Task requirements – Keep only the lines of the listing that include the word "this", and copy them.

Stored data –

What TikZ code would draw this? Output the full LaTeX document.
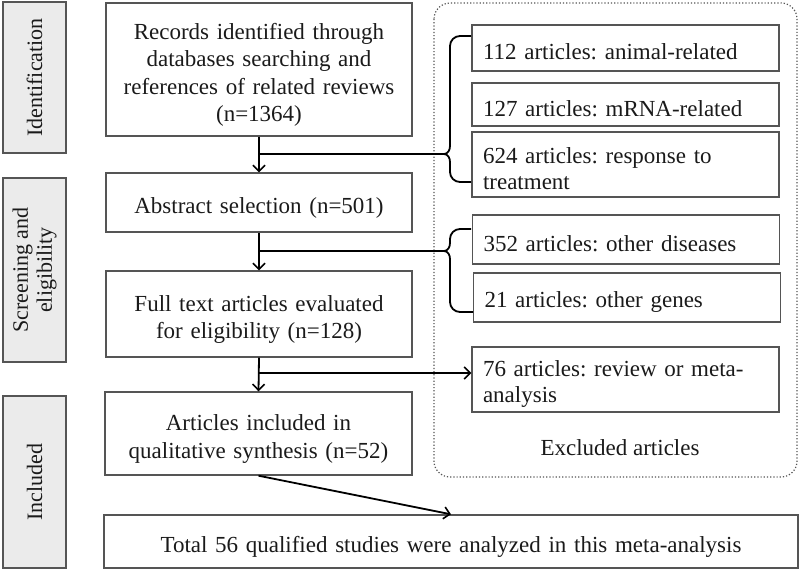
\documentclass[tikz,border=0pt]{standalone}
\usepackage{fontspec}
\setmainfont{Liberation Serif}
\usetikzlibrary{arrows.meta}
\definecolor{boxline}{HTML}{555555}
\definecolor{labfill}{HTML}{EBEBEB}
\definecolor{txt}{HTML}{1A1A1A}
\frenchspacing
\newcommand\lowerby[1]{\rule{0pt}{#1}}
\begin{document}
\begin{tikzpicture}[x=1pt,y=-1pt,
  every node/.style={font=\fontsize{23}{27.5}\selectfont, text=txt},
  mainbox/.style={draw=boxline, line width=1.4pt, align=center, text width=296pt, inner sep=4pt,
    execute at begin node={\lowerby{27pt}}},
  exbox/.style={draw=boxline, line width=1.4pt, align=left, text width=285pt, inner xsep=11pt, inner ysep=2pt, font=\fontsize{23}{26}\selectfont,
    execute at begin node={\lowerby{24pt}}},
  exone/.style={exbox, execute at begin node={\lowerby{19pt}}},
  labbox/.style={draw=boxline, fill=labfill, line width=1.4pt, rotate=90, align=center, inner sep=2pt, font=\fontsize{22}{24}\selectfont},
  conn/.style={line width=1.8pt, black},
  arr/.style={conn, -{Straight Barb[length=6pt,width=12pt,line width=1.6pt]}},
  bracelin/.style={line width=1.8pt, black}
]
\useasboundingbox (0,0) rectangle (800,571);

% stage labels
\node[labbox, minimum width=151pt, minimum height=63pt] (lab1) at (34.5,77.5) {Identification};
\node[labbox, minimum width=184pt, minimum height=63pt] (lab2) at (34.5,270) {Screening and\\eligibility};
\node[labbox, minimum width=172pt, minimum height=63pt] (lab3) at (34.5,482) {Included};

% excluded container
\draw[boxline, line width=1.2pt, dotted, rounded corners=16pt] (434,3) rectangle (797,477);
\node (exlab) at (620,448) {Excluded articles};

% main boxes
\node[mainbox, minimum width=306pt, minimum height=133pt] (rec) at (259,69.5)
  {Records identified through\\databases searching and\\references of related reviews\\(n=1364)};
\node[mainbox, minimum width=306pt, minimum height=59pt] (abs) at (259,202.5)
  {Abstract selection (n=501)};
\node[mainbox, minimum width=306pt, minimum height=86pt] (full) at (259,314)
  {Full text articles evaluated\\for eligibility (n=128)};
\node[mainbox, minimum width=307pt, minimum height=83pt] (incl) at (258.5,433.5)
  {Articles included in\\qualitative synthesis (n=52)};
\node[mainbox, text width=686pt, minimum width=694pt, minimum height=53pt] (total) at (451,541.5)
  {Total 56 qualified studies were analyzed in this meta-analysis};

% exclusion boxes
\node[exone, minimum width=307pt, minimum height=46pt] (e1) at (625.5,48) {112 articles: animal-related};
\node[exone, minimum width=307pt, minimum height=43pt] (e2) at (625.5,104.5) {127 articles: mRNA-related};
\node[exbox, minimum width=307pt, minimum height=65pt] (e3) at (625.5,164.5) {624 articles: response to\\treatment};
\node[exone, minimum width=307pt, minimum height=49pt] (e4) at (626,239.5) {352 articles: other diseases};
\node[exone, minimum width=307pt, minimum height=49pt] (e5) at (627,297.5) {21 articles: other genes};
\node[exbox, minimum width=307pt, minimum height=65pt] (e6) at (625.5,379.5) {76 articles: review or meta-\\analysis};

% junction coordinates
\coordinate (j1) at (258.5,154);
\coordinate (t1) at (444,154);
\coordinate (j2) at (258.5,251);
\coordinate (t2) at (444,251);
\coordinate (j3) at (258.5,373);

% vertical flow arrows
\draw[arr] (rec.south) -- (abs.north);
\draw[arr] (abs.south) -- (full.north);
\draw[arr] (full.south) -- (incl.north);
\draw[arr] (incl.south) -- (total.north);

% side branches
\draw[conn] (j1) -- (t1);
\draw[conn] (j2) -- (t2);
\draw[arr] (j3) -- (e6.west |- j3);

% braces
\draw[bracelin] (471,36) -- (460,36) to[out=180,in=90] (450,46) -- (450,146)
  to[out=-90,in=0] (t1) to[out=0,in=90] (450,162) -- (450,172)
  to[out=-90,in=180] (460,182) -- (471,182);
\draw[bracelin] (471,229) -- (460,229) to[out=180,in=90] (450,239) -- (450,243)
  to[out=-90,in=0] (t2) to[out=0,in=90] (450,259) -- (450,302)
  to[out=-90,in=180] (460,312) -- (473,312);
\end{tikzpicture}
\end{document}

Exercise answer –
What TikZ code would draw this? Output the full LaTeX document.
  {Total 56 qualified studies were analyzed in this meta-analysis};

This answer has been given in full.